6. “A three-paragraph ‘cover letter’ that is pasted into your email reply. The first paragraph should state your reason for applying, with specific reference to your suitability for our Firm (including the requirement that you be good with numbers, fast and efficient with Excel and all kinds of computer software, and able to organize and make sense of large volumes of data). In this paragraph, we expect not empty cookie-cutter statements about your ‘strong interpersonal and communication skills’, ‘multitasking ability’ ‘commitment to excellence’, etc. but concrete facts that show you are different from the pack and can immediately contribute to our operations. In the second paragraph, please indicate (1) your current position (Confidentiality assured), (2) salary/benefits package and (3) your earliest start date. The third paragraph will explain your transition from one job/educational pursuit to the next, concluding with your current situation. If you are currently without a position, you should explain what you have been doing since your last position.” Ha! “Cover letter” in quotes. These people are veritable idiots. But you are unemployed so you can eat shit. Tell them why you are so exquisitely suited to eat their particular flavor of shit, or be gone!
7. The best part: “The subject line of reply email must contain only the following: (1) the last name of the judge who is presiding over our case against Bank of America and (2) the amount of money the Bank transferred from the 401(k) Plan to the Pension Plan in what we contend were unlawful transactions. (You will find this information on our website).” They are testing you! Can you find their website and cut and paste this relevant information into a subject line? They only want that calibre of doormat candidate. Fuck this up and they will mock you ceaselessly.
Up your ass, Gottesdiener Law Firm, PLLC! I may be unemployed but I do have some shred of dignity left, and I will not be your dancing monkey, for a paralegal position no less.
Job O’ The Day
Work for the Internal Revenue Service as a Criminal Investigator/Special Agent! The only requirements: A Master’s Degree, JD or LLM, for one. Not to worry, if you don’t have this, you can supplant it with “specialized experience” such as being the “leader of a military intelligence or criminal investigative team” bla bla bla. Whatever. I went to LAW SCHOOL, so I am at least minimally qualified, according to the listing. That obviously prepared me to “participate in raids…interview witnesses and interrogate suspects….perform seizures of contraband, equipment and vehicles…make arrests…be proficient in the use of firearms…be skilled in unarmed defense…”
I want to use my law degree to kick some ass! Who knew the IRS tore shit up? Applying. Now.

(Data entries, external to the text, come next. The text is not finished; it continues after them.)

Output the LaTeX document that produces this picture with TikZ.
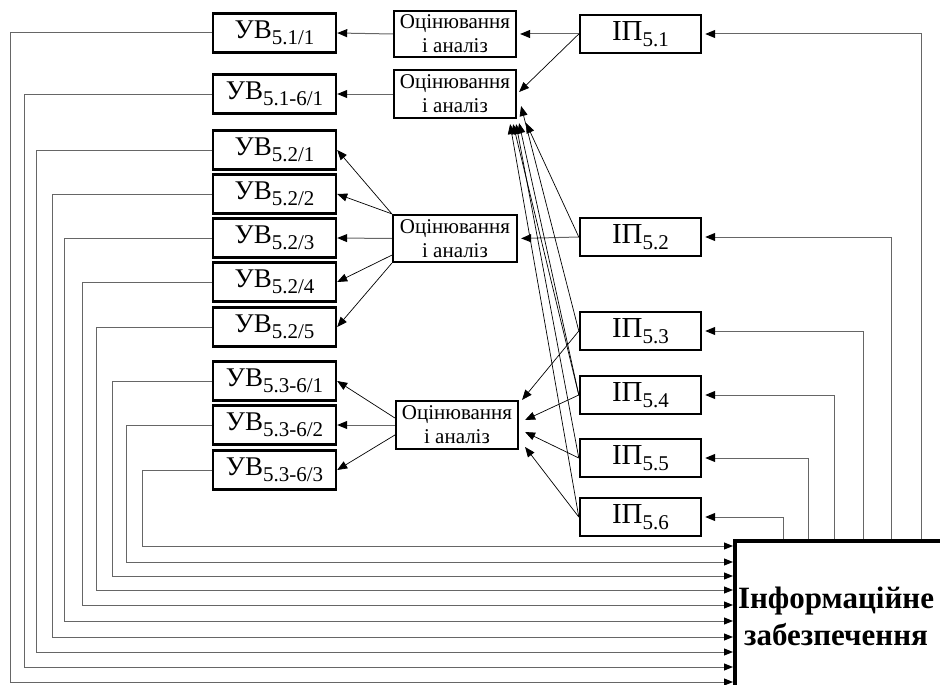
\documentclass[tikz,border=0pt]{standalone}
\usepackage{fontspec}
\setmainfont{Liberation Serif}
\usetikzlibrary{arrows.meta}
\newcommand{\subidx}[1]{\raisebox{-6.5pt}{\fontsize{21}{22}\selectfont #1}}

\begin{document}
\begin{tikzpicture}[x=1pt,y=-1pt,
	uvbox/.style={draw,line width=2.4pt,minimum width=123pt,minimum height=39pt,inner sep=0pt,font=\fontsize{27}{28}\selectfont},
	ipbox/.style={uvbox,minimum width=121pt,minimum height=38pt,font=\fontsize{29}{30}\selectfont},
	evalbox/.style={draw,line width=2.2pt,minimum width=122pt,minimum height=47pt,inner sep=0pt,align=center,font=\fontsize{21}{24}\selectfont},
	bigbox/.style={draw,line width=4pt,anchor=north west,minimum width=260pt,minimum height=200pt},
	arr/.style={-{Triangle[length=10pt,width=8pt]},line width=0.7pt},
	conn/.style={-{Triangle[length=10pt,width=8pt,color=black]},draw=black!60,line width=1pt},
	back/.style={-{Triangle[length=9pt,width=7pt,color=black]},draw=black!60,line width=1pt}]
	\useasboundingbox (0,0) rectangle (940,685);

	\node[uvbox] (uv1) at (274.5,33) {УВ\subidx{5.1/1}};
	\node[uvbox] (uv2) at (274.5,94) {УВ\subidx{5.1-6/1}};
	\node[uvbox] (uv3) at (274.5,150) {УВ\subidx{5.2/1}};
	\node[uvbox] (uv4) at (274.5,194) {УВ\subidx{5.2/2}};
	\node[uvbox] (uv5) at (274.5,238) {УВ\subidx{5.2/3}};
	\node[uvbox] (uv6) at (274.5,282) {УВ\subidx{5.2/4}};
	\node[uvbox] (uv7) at (274.5,327) {УВ\subidx{5.2/5}};
	\node[uvbox] (uv8) at (274.5,381) {УВ\subidx{5.3-6/1}};
	\node[uvbox] (uv9) at (274.5,425) {УВ\subidx{5.3-6/2}};
	\node[uvbox] (uv10) at (274.5,470) {УВ\subidx{5.3-6/3}};

	\node[evalbox,minimum height=46pt] (ev1) at (455,34) {Оцінювання\\і аналіз};
	\node[evalbox,minimum height=48pt] (ev2) at (455,94) {Оцінювання\\і аналіз};
	\node[evalbox,minimum width=124pt] (ev3) at (455,238.5) {Оцінювання\\і аналіз};
	\node[evalbox,minimum height=48pt] (ev4) at (457,425) {Оцінювання\\і аналіз};

	\node[ipbox] (ip1) at (640.5,34) {ІП\subidx{5.1}};
	\node[ipbox] (ip2) at (640.5,237) {ІП\subidx{5.2}};
	\node[ipbox] (ip3) at (640.5,331) {ІП\subidx{5.3}};
	\node[ipbox] (ip4) at (640.5,395) {ІП\subidx{5.4}};
	\node[ipbox] (ip5) at (640.5,458) {ІП\subidx{5.5}};
	\node[ipbox] (ip6) at (640.5,517) {ІП\subidx{5.6}};

	\node[bigbox] (info) at (733,539) {};
	\node[font=\fontsize{31}{37}\selectfont\bfseries,align=center] (infotxt) at (836,616) {Інформаційне\\забезпечення};

	\draw[conn] (ev1.west) -- (uv1.east);
	\draw[conn] (ev2.west) -- (uv2.east);
	\draw[arr] (ev3.north west) -- (uv3.east);
	\draw[arr] (ev3.north west) -- (uv4.east);
	\draw[conn] (ev3.west) -- (uv5.east);
	\draw[arr] ([yshift=8pt]ev3.south west) -- (uv6.east);
	\draw[arr] (ev3.south west) -- (uv7.east);
	\draw[arr] ([yshift=7pt]ev4.west) -- (uv8.east);
	\draw[conn] (ev4.west) -- (uv9.east);
	\draw[arr] ([yshift=-10pt]ev4.west) -- (uv10.east);

	\draw[conn,shorten >=3pt] (ip1.west) -- (ev1.east);
	\draw[arr] (ip1.west) -- ([xshift=2pt,yshift=2pt]ev2.east);
	\draw[conn,shorten >=3pt] (ip2.west) -- (ev3.east);
	\draw[arr] (ip2.west) -- ([xshift=9pt,yshift=-4pt]ev2.south east);
	\draw[arr] (ip3.west) -- ([xshift=4pt,yshift=-12pt]ev2.east);
	\draw[arr] (ip4.west) -- ([xshift=2pt,yshift=-4pt]ev2.south east);
	\draw[arr] (ip4.west) -- ([xshift=-4pt,yshift=-5pt]ev2.south east);
	\draw[arr] (ip5.west) -- ([xshift=-1pt,yshift=-5pt]ev2.south east);
	\draw[arr] (ip6.west) -- ([xshift=-7pt,yshift=-5pt]ev2.south east);
	\draw[arr] (ip3.west) -- ([xshift=3pt]ev4.north east);
	\draw[arr] (ip4.west) -- ([xshift=6pt,yshift=5pt]ev4.east);
	\draw[arr] (ip5.west) -- ([xshift=6pt,yshift=-7pt]ev4.east);
	\draw[arr] (ip6.west) -- ([xshift=6pt,yshift=-22pt]ev4.east);

	\draw[back] (uv1.west) -| (10,682) -- (info.west |- 0,682);
	\draw[back] (uv2.west) -| (24,667) -- (info.west |- 0,667);
	\draw[back] (uv3.west) -| (36,652) -- (info.west |- 0,652);
	\draw[back] (uv4.west) -| (52,637) -- (info.west |- 0,637);
	\draw[back] (uv5.west) -| (64,621) -- (info.west |- 0,621);
	\draw[back] (uv6.west) -| (82,605) -- (info.west |- 0,605);
	\draw[back] (uv7.west) -| (96,590) -- (info.west |- 0,590);
	\draw[back] (uv8.west) -| (112,576) -- (info.west |- 0,576);
	\draw[back] (uv9.west) -| (126,562) -- (info.west |- 0,562);
	\draw[back] (uv10.west) -| (142,546) -- (info.west |- 0,546);

	\draw[conn,shorten >=3pt] (info.north -| 921,0) |- (ip1.east);
	\draw[conn,shorten >=3pt] (info.north -| 891,0) |- (ip2.east);
	\draw[conn,shorten >=3pt] (info.north -| 863,0) |- (ip3.east);
	\draw[conn,shorten >=3pt] (info.north -| 834,0) |- (ip4.east);
	\draw[conn,shorten >=3pt] (info.north -| 808,0) |- (ip5.east);
	\draw[conn,shorten >=3pt] (info.north -| 783,0) |- (ip6.east);
\end{tikzpicture}
\end{document}
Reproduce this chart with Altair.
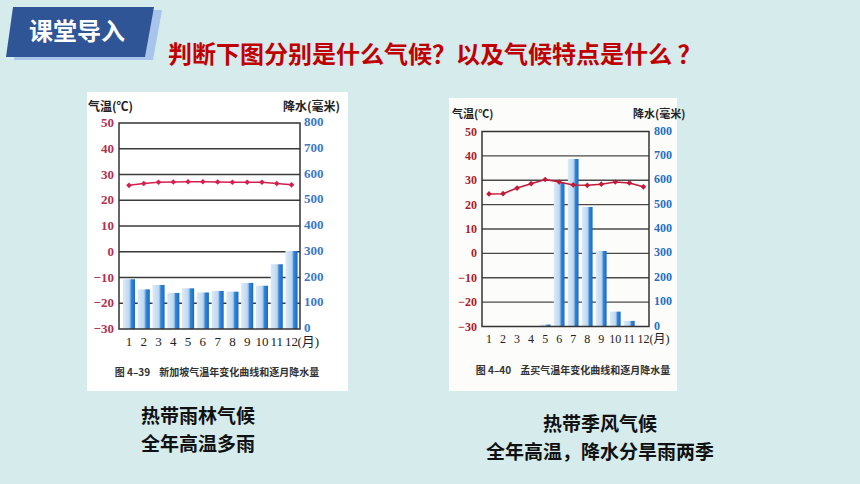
import altair as alt
import pandas as pd

# ---------------- data ----------------
months = list(range(1, 13))
month_labels = [str(m) for m in months]

sg_temp = [25.8, 26.5, 27.0, 27.1, 27.2, 27.2, 27.1, 27.0, 27.0, 27.0, 26.5, 26.0]
sg_rain = [193, 154, 171, 140, 158, 142, 148, 145, 179, 168, 251, 303]

mb_temp = [24.4, 24.5, 26.8, 28.6, 30.3, 29.3, 28.1, 27.9, 28.4, 29.3, 28.9, 27.3]
mb_rain = [0, 0, 0, 0, 8, 590, 687, 490, 310, 61, 23, 0]

temp_ticks = [50, 40, 30, 20, 10, 0, -10, -20, -30]
temp_labels = ["50", "40", "30", "20", "10", "0", "−10", "−20", "−30"]
rain_ticks = [800, 700, 600, 500, 400, 300, 200, 100, 0]
rain_labels = [str(v) for v in rain_ticks]
grid_temps = [40, 30, 20, 10, 0, -10, -20]

badge_text = "课堂导入"
title_text = "判断下图分别是什么气候？以及气候特点是什么 ？"
left_lines = ["热带雨林气候", "全年高温多雨"]
right_lines = ["热带季风气候", "全年高温，降水分旱雨两季"]
left_caption = "图 4–39\u00a0\u00a0\u00a0\u00a0新加坡气温年变化曲线和逐月降水量"
right_caption = "图 4–40\u00a0\u00a0\u00a0\u00a0孟买气温年变化曲线和逐月降水量"
temp_title = "气温(℃)"
rain_title = "降水(毫米)"

sg = pd.DataFrame({"month": months, "temp": sg_temp, "rain": sg_rain})
mb = pd.DataFrame({"month": months, "temp": mb_temp, "rain": mb_rain})
tdf = pd.DataFrame({"v": temp_ticks, "label": temp_labels})
rdf = pd.DataFrame({"v": rain_ticks, "label": rain_labels})
mdf = pd.DataFrame({"month": months, "label": month_labels})
gdf = pd.DataFrame({"v": grid_temps})
one = pd.DataFrame({"a": [0]})

CJK = "Noto Sans CJK SC"
SERIF = "Liberation Serif"


def bar_gradient():
    return alt.Gradient(
        gradient="linear",
        stops=[
            alt.GradientStop(offset=0, color="#dceaf7"),
            alt.GradientStop(offset=0.5, color="#c0d8ef"),
            alt.GradientStop(offset=0.6, color="#8cbae7"),
            alt.GradientStop(offset=0.68, color="#3388d9"),
            alt.GradientStop(offset=1, color="#1b68c6"),
        ],
        x1=0, x2=1, y1=0, y2=0,
    )


def climate_chart(df, box, xr, yr, pi, lab, colors, fs):
    x0, x1, y0, y1 = box  # plot frame
    xs = alt.Scale(type="band", domain=months, range=xr, paddingInner=pi, paddingOuter=pi / 2)
    ts = alt.Scale(domain=[-30, 50], range=yr, nice=False, zero=False)
    rs = alt.Scale(domain=[0, 800], range=yr, nice=False, zero=False)
    X = alt.X("month:O", scale=xs, axis=None)
    layers = []
    layers.append(
        alt.Chart(gdf).mark_rule(color=colors["grid"], strokeWidth=1.4).encode(
            y=alt.Y("v:Q", scale=ts, axis=None), x=alt.value(x0), x2=alt.value(x1)
        )
    )
    layers.append(
        alt.Chart(df).mark_bar(color=bar_gradient()).encode(
            x=X, y=alt.Y("rain:Q", scale=rs, axis=None), y2=alt.datum(0)
        )
    )
    layers.append(
        alt.Chart(one).mark_rect(fillOpacity=0, stroke=colors["frame"], strokeWidth=1.5).encode(
            x=alt.value(x0), x2=alt.value(x1), y=alt.value(y0), y2=alt.value(y1)
        )
    )
    layers.append(
        alt.Chart(df).mark_line(color=colors["line"], strokeWidth=1.5).encode(
            x=X, y=alt.Y("temp:Q", scale=ts, axis=None)
        )
    )
    layers.append(
        alt.Chart(df).mark_point(shape="diamond", filled=True, size=32, opacity=1, color=colors["line"]).encode(
            x=X, y=alt.Y("temp:Q", scale=ts, axis=None)
        )
    )
    layers.append(
        alt.Chart(tdf).mark_text(align="right", baseline="middle", font=SERIF, fontSize=fs,
                                 fontWeight="bold", color=colors["tlab"]).encode(
            x=alt.value(lab["tx"]), y=alt.Y("v:Q", scale=ts, axis=None), text="label:N"
        )
    )
    layers.append(
        alt.Chart(rdf).mark_text(align="left", baseline="middle", font=SERIF, fontSize=fs, dy=-1,
                                 fontWeight="bold", color=colors["rlab"]).encode(
            x=alt.value(lab["rx"]), y=alt.Y("v:Q", scale=rs, axis=None), text="label:N"
        )
    )
    layers.append(
        alt.Chart(mdf).mark_text(align="center", baseline="middle", font=SERIF, fontSize=fs,
                                 color="#222").encode(
            x=X, y=alt.value(lab["my"]), text="label:N"
        )
    )
    layers.append(
        alt.Chart(mdf[mdf.month == 12]).mark_text(align="left", baseline="middle", font=SERIF + ", " + CJK,
                                                  fontSize=fs, dx=6, color="#222").encode(
            x=X, y=alt.value(lab["my"]), text=alt.value("(月)")
        )
    )
    layers.append(
        alt.Chart(one).mark_text(align="left", baseline="middle", font=CJK, fontSize=lab["tfs"],
                                 fontWeight="bold", color="#222").encode(
            x=alt.value(lab["ttx"]), y=alt.value(lab["tty"]), text=alt.value(temp_title)
        )
    )
    layers.append(
        alt.Chart(one).mark_text(align="left", baseline="middle", font=CJK, fontSize=lab["tfs"],
                                 fontWeight="bold", color="#222").encode(
            x=alt.value(lab["rtx"]), y=alt.value(lab["tty"]), text=alt.value(rain_title)
        )
    )
    layers.append(
        alt.Chart(one).mark_text(align="center", baseline="middle", font=CJK, fontSize=10,
                                 fontWeight="bold", color="#333").encode(
            x=alt.value(lab["cx"]), y=alt.value(lab["cy"]), text=alt.value(lab["cap"])
        )
    )
    return layers


def textmark(txt, x, y, size, color, weight="bold", align="center"):
    return alt.Chart(one).mark_text(align=align, baseline="middle", font=CJK, fontSize=size,
                                    fontWeight=weight, color=color).encode(
        x=alt.value(x), y=alt.value(y), text=alt.value(txt)
    )


badge_path = "M -0.905 -0.338 L 1 -0.338 L 0.878 0.338 L -1 0.338 Z"

layers = []
layers.append(alt.Chart(one).mark_point(shape=badge_path, size=21904, filled=True, opacity=1,
                                        color="#a9c4ea", strokeWidth=0).encode(
    x=alt.value(88), y=alt.value(35)))
layers.append(alt.Chart(one).mark_point(shape=badge_path, size=21904, filled=True, opacity=1,
                                        color="#2f5597", strokeWidth=0).encode(
    x=alt.value(80), y=alt.value(32)))
layers.append(textmark(badge_text, 77, 33, 24, "#ffffff"))
layers.append(textmark(title_text, 168, 56, 24, "#c00000", align="left"))

layers.append(alt.Chart(one).mark_rect(color="#ffffff").encode(
    x=alt.value(87), x2=alt.value(348), y=alt.value(92), y2=alt.value(391)))
layers.append(alt.Chart(one).mark_rect(color="#fcfcfa").encode(
    x=alt.value(449), x2=alt.value(677), y=alt.value(98), y2=alt.value(391)))

layers += climate_chart(
    sg, (119, 300, 123, 329), [121.6, 298.9], [329, 123], 0.18,
    dict(tx=114, rx=304, my=342, ttx=88, rtx=283, tty=107, tfs=12, cx=217, cy=373, cap=left_caption),
    dict(grid="#3a3a3a", frame="#333333", line="#d42050", tlab="#b2304e", rlab="#3a78c8"),
    13,
)
layers += climate_chart(
    mb, (482, 649, 131.5, 326.5), [482, 650.4], [326.5, 131.5], 0.24,
    dict(tx=477, rx=654, my=339, ttx=452, rtx=633, tty=115, tfs=11, cx=573, cy=371, cap=right_caption),
    dict(grid="#4a4a4a", frame="#333333", line="#c41a3a", tlab="#a81c30", rlab="#2a6cc4"),
    12,
)

layers.append(textmark(left_lines[0], 198, 417, 19, "#111111"))
layers.append(textmark(left_lines[1], 198, 445, 19, "#111111"))
layers.append(textmark(right_lines[0], 600, 425, 19, "#111111"))
layers.append(textmark(right_lines[1], 600, 453, 19, "#111111"))

chart = alt.layer(*layers).resolve_scale(x="independent", y="independent").properties(
    width=860, height=484, background="#d5ebec", padding=0,
    autosize=alt.AutoSizeParams(type="none"),
).configure_view(strokeWidth=0)

chart.save("out.html", embed_options={"renderer": "svg", "actions": False})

I’ve been hiding my fucking face from the world. Canceling plans with friends, avoiding my family. Full of shame. I lost my goddamn job. A sweet-ass job, making lots of money at a fancypants law firm. Sure, I hated it. But I was supporting myself, and then some. And I was “successful.” From the Ivy League, to a year at a women’s rights legal non-profit organization, to a Top Tier law school, to a prestigious career practicing law. Everything was going right for me, career-wise.
This was not part of the plan.
I’ve devolved. I’ve entered a downward spiral of depression, self-loathing, sleeping too much, and feeling sorry for myself. I’m scared most of the time. I don’t know how I’ll support myself if I don’t find something relatively soon. There are so few jobs out there. I have mountains of law school debt to repay. I’m not even sure what I want to do. But I do want the chance to practice law in some capacity. I thought going to law school meant never having to be in this position, never having to worry about how I was going to pay the rent.
I’ve lost my spark. I’m a shell of my former self. This shit has got to end.